NEW YORK (Mar. 16)
Protests mounted today against the admittance to the United States of a former foreign minister of the Nazi puppet regime in Slovakia during World War II.
Congressman Emanuel Celler, chairman of the House Judiciary Committee, said he was trying to find out how Ferdinand Durcansky, charged with being a war criminal and Nazi collaborator, had managed to enter the United States. Rep. Celler, speaking at a meeting of the American Jewish Congress, said he had been advised that the Immigration and Naturalization Service had no record of Durcansky’s arrival here.
While Mr. Celler was addressing the Jewish Congress group, Mr. Durcansky was being honored at a luncheon at the Waldorf-Astoria yesterday by the Slovak League of America, A protest against Durcansky’s admittance to the U. S. has been made by the Council of Free Czechoslovakia, which charged that the Department of State had given assurances Durcansky would never be allowed to enter the United States.
“It is incumbent upon Durcansky to state how he got to this country, what his business here is, and who sponsored him, “Rep. Celler declared. He cited proceedings of the Nuremberg war crimes trials, in which Durcansky was accused of having worked closely with the Nazis, resulting in the deportation of 68,000 Slovak Jews to Nazi concentration camps. Rep. Celler said the record indicated Durcansky, who served as Foreign Minister of the Slovak puppet regime, had escaped trial by fleeing to Argentina after the war.
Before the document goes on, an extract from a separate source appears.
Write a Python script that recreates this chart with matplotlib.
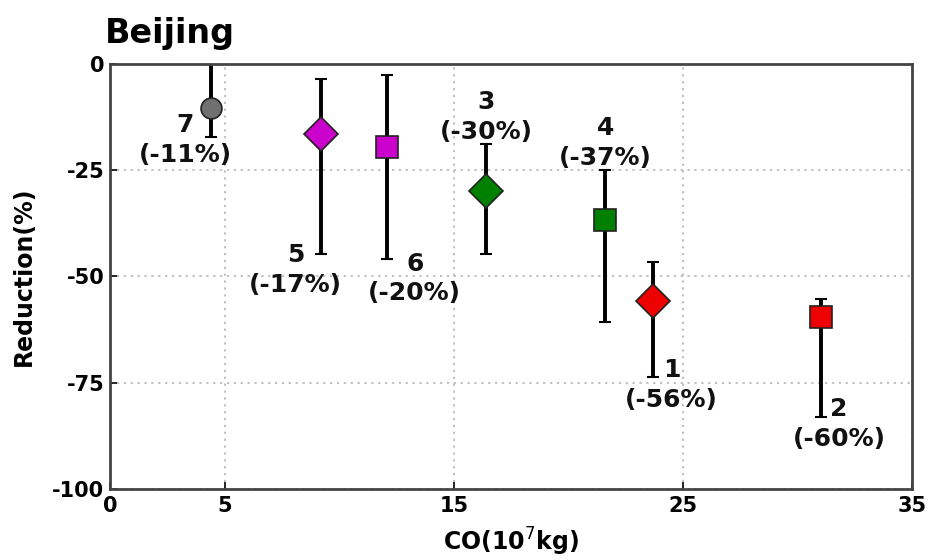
import numpy as np
import matplotlib.pyplot as plt

# case number, CO emission (10^7 kg), reduction (%) and error bar ends
ids = ['7', '5', '6', '3', '4', '1', '2']
co = [4.4, 9.2, 12.1, 16.4, 21.6, 23.7, 31.0]
reduction = [-10.5, -16.5, -19.5, -29.8, -36.8, -55.8, -59.5]
err_top = [0.0, -3.6, -2.6, -18.8, -25.0, -46.6, -55.3]
err_bottom = [-17.3, -44.7, -46.0, -44.7, -60.7, -73.6, -83.0]
pct_labels = ['(-11%)', '(-17%)', '(-20%)', '(-30%)', '(-37%)', '(-56%)', '(-60%)']
label_x = [3.3, 8.1, 13.3, 16.4, 21.6, 24.5, 31.8]
label_y = [-18.0, -48.5, -50.5, -12.5, -18.7, -75.6, -84.7]

colors = ['#707070', '#cc00cc', '#cc00cc', '#008000', '#008000', '#ee0000', '#ee0000']
markers = ['o', 'D', 's', 'D', 's', 'D', 's']

xticks = [0, 5, 15, 25, 35]
yticks = [0, -25, -50, -75, -100]

fig = plt.figure(figsize=(9.31, 5.6), dpi=100)
ax = fig.add_axes([0.118, 0.127, 0.862, 0.759])

for i in range(len(ids)):
    lo = reduction[i] - err_bottom[i]
    hi = err_top[i] - reduction[i]
    ax.errorbar(co[i], reduction[i], yerr=[[lo], [hi]], fmt='none',
                ecolor='black', elinewidth=2.8, capsize=4, capthick=1.5, zorder=2)
    size = {'o': 15, 'D': 17, 's': 16}[markers[i]]
    ax.plot(co[i], reduction[i], marker=markers[i], color=colors[i],
            markersize=size, markeredgecolor='#222222', markeredgewidth=1.2,
            linestyle='none', zorder=3, clip_on=False)
    ax.text(label_x[i], label_y[i], ids[i] + '\n' + pct_labels[i],
            ha='center', va='center', fontsize=18, fontweight='bold',
            color='#111111', linespacing=1.3, zorder=4)

ax.set_xlim(0, 35)
ax.set_ylim(-100, 0)
ax.set_xticks(xticks)
ax.set_yticks(yticks)
ax.set_xticklabels([str(t) for t in xticks], fontsize=15, fontweight='bold')
ax.set_yticklabels([str(t) for t in yticks], fontsize=15, fontweight='bold')
ax.tick_params(axis='x', direction='in', length=5, width=1.2, pad=5)
ax.tick_params(axis='y', direction='in', length=5, width=1.2, pad=4)

ax.grid(True, linestyle=(0, (1.5, 3)), color='#b0b0b0', linewidth=1.1)
for s in ax.spines.values():
    s.set_linewidth(2)
    s.set_color('#444444')

ax.set_xlabel('CO(10$^{7}$kg)', fontsize=17, fontweight='bold', labelpad=7)
ax.set_ylabel('Reduction(%)', fontsize=17, fontweight='bold', labelpad=12)
fig.text(0.113, 0.94, 'Beijing', fontsize=24, fontweight='bold', ha='left', va='center')

fig.savefig('out.png', dpi=100)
Prior to the luncheon, Dr. Durcansky listed passages from the tenth volume of “Documents on German Foreign Policy, 1918-1945,” published by the United States Government Printing Office, Washington, in 1957. One document, written by a German official to the German Foreign Office in 1939, suggested that Dr. Durcansky was not cooperating in the implementation of German foreign policy. Dr. Durcansky also said that Volume 9 listed accusations against him by the same German official, who reported that Dr. Durcansky was anti-Nazi and pro-Jewish.